DATA PROVIDED:
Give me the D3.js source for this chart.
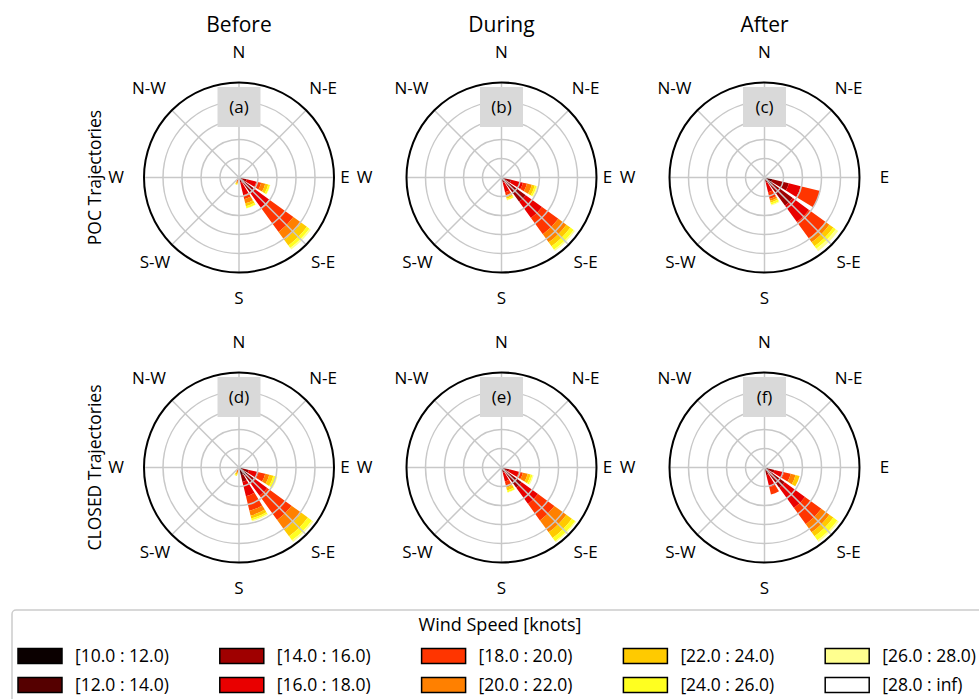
<!DOCTYPE html>
<html>
<head>
<meta charset="utf-8">
<script src="https://cdn.jsdelivr.net/npm/d3@7"></script>
<style>
  body { margin: 0; background: #fff; }
  svg { display: block; font-family: "Open Sans", "Noto Sans", sans-serif; }
</style>
</head>
<body>
<svg id="chart" width="979" height="699"></svg>
<script>
// Column titles (period) and row titles (trajectory group)
const periods = ["Before", "During", "After"];
const groups = ["POC Trajectories", "CLOSED Trajectories"];
const panelTags = ["(a)", "(b)", "(c)", "(d)", "(e)", "(f)"];

// Compass directions of the rose sectors (16-sector rose, degrees from north)
const sectorAngles = [112.5, 135, 157.5, 202.5];

// Wind speed classes
const speedBins = ["[10.0 : 12.0)", "[12.0 : 14.0)", "[14.0 : 16.0)", "[16.0 : 18.0)", "[18.0 : 20.0)",
                   "[20.0 : 22.0)", "[22.0 : 24.0)", "[24.0 : 26.0)", "[26.0 : 28.0)", "[28.0 : inf)"];

// Frequency (%) per speed class, one row per sector in sectorAngles order
const panelA = [
  [0.3, 0.5, 1.3, 2.6, 1.3, 1.1, 0.8, 0.5, 0.1, 0],
  [0.5, 1.1, 3.2, 5.0, 7.9, 2.6, 1.8, 0.8, 0.5, 0],
  [0.3, 0.3, 0.8, 3.4, 1.1, 1.1, 0.8, 0.5, 0.1, 0],
  [0, 0, 0, 0.6, 0.5, 0.4, 0.3, 0.2, 0, 0]
];
const panelB = [
  [0.3, 0.5, 1.8, 3.2, 1.1, 1.3, 0.8, 0.5, 0.3, 0],
  [0.5, 1.1, 6.3, 5.3, 5.3, 2.6, 1.3, 1.1, 0.4, 0],
  [0.3, 0.3, 0.8, 2.6, 0.8, 0.5, 0.4, 0.4, 0.1, 0],
  [0, 0, 0, 0, 0, 0, 0, 0, 0, 0]
];
const panelC = [
  [0.5, 1.6, 4.5, 3.2, 5.3, 0, 0, 0, 0, 0],
  [0.8, 1.8, 6.6, 5.3, 5.3, 1.3, 1.3, 0.8, 0.8, 0],
  [0.3, 0.3, 0.8, 2.6, 1.8, 0.5, 0.5, 0.5, 0.3, 0],
  [0, 0, 0, 0, 0, 0, 0, 0, 0, 0]
];
const panelD = [
  [0.3, 0.8, 1.6, 2.6, 1.8, 1.1, 1.1, 0.8, 0.3, 0],
  [1.1, 1.6, 2.6, 3.9, 7.9, 3.2, 2.1, 1.3, 0.5, 0],
  [0.8, 1.3, 1.8, 3.9, 3.9, 1.3, 0.8, 0.5, 0.3, 0],
  [0, 0, 0, 0.5, 0.5, 0.5, 0.5, 0.3, 0, 0]
];
const panelE = [
  [0.3, 0.5, 1.3, 2.6, 1.1, 1.3, 0.8, 0.5, 0.3, 0],
  [0.5, 1.1, 5.0, 5.3, 5.3, 3.9, 1.8, 1.1, 0.3, 0],
  [0.3, 0.3, 0.8, 2.4, 1.1, 0.5, 0.8, 0.5, 0.1, 0],
  [0, 0, 0, 0, 0, 0, 0, 0, 0, 0]
];
const panelF = [
  [0.3, 0.8, 1.6, 2.6, 1.8, 1.3, 1.1, 0, 0, 0],
  [0.5, 1.1, 5.0, 6.6, 5.3, 2.6, 1.3, 1.3, 0.5, 0],
  [0.3, 0.5, 1.3, 3.2, 2.0, 0, 0, 0, 0, 0],
  [0, 0, 0, 0, 0, 0, 0, 0, 0, 0]
];
const panels = [panelA, panelB, panelC, panelD, panelE, panelF];

// Radial grid (frequency %)
const radialTicks = [5, 10, 15, 20];
const radialMax = 25;

// Compass labels every 45 degrees
const compassLabels = ["N", "N-E", "E", "S-E", "S", "S-W", "W", "N-W"];

// ---- styling ----
const palette = ["#0b0000", "#550000", "#9f0000", "#e90000", "#ff3500",
                 "#ff8000", "#ffca00", "#ffff20", "#ffff8f", "#ffffff"];
const colX = [239, 501.5, 764.5];
const rowY = [177.5, 467.5];
const R = 95;
const opening = 0.8;
const sectorWidth = 360 / 16;

const svg = d3.select("#chart");
const rScale = d3.scaleLinear().domain([0, radialMax]).range([0, R]);
const rad = d => d * Math.PI / 180;
const arc = d3.arc();

// Label offsets around each rose (dx, dy from centre)
const labelPos = {
  "N": [0, -125], "N-E": [84, -89], "E": [120, 0], "S-E": [84, 85],
  "S": [0, 121], "S-W": [-84, 85], "W": [-123, 0], "N-W": [-90, -89]
};
// neighbouring roses share the gap between them, so their E / W labels sit closer together
const eastOffset = [106, 106, 120];
const westOffset = [-123, -137, -137];

panels.forEach((rows, pi) => {
  const col = pi % 3, row = Math.floor(pi / 3);
  const g = svg.append("g").attr("transform", `translate(${colX[col]},${rowY[row]})`);

  // stacked bars for each sector
  rows.forEach((vals, si) => {
    const a = sectorAngles[si];
    const half = sectorWidth * opening / 2;
    let acc = 0;
    vals.forEach((v, bi) => {
      if (v <= 0) return;
      g.append("path")
        .attr("d", arc({
          innerRadius: rScale(acc),
          outerRadius: rScale(acc + v),
          startAngle: rad(a - half),
          endAngle: rad(a + half)
        }))
        .attr("fill", palette[bi]);
      acc += v;
    });
  });

  // grid circles and spokes over the bars
  radialTicks.forEach(t => {
    g.append("circle").attr("r", rScale(t))
      .attr("fill", "none").attr("stroke", "#c8c8c8").attr("stroke-width", 1.5);
  });
  d3.range(0, 360, 45).forEach(a => {
    g.append("line")
      .attr("x1", 0).attr("y1", 0)
      .attr("x2", R * Math.sin(rad(a))).attr("y2", -R * Math.cos(rad(a)))
      .attr("stroke", "#c8c8c8").attr("stroke-width", 1.5);
  });
  g.append("circle").attr("r", R)
    .attr("fill", "none").attr("stroke", "#000").attr("stroke-width", 2);

  // panel tag
  g.append("rect").attr("x", -21.5).attr("y", -90.5).attr("width", 43).attr("height", 40)
    .attr("fill", "#d9d9d9");
  g.append("text").attr("x", 0).attr("y", -70.5).attr("dy", "0.35em")
    .attr("text-anchor", "middle").attr("font-size", 17).text(panelTags[pi]);

  // compass labels
  compassLabels.forEach(lbl => {
    let p = labelPos[lbl];
    if (lbl === "E") p = [eastOffset[col], 0];
    if (lbl === "W") p = [westOffset[col], 0];
    g.append("text").attr("x", p[0]).attr("y", p[1]).attr("dy", "0.35em")
      .attr("text-anchor", "middle").attr("font-size", 17).text(lbl);
  });
});

// column titles
periods.forEach((t, i) => {
  svg.append("text").attr("x", colX[i]).attr("y", 25).attr("dy", "0.35em")
    .attr("text-anchor", "middle").attr("font-size", 21).text(t);
});

// row titles
groups.forEach((t, i) => {
  svg.append("text")
    .attr("transform", `translate(95,${rowY[i]}) rotate(-90)`)
    .attr("dy", "0.35em").attr("text-anchor", "middle").attr("font-size", 17.5).text(t);
});

// legend
const lg = svg.append("g");
lg.append("rect").attr("x", 12).attr("y", 610).attr("width", 980).attr("height", 100)
  .attr("rx", 4).attr("fill", "#fff").attr("stroke", "#cccccc").attr("stroke-width", 1.5);
lg.append("text").attr("x", 500).attr("y", 625).attr("dy", "0.35em")
  .attr("text-anchor", "middle").attr("font-size", 18).text("Wind Speed [knots]");
speedBins.forEach((lbl, i) => {
  const c = Math.floor(i / 2), r = i % 2;
  const x = 18 + c * 201.8, y = 656 + r * 29;
  lg.append("rect").attr("x", x).attr("y", y - 7.5).attr("width", 44).attr("height", 15)
    .attr("fill", palette[i]).attr("stroke", "#000").attr("stroke-width", 1.5);
  lg.append("text").attr("x", x + 57).attr("y", y).attr("dy", "0.35em")
    .attr("font-size", 17.5).text(lbl);
});
</script>
</body>
</html>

GIVEN EXERCISE: In the material above, show every line where the word "chart" turns up.

RESPONSE TO THE TASK:
Give me the D3.js source for this chart.
<svg id="chart" width="979" height="699"></svg>
const svg = d3.select("#chart");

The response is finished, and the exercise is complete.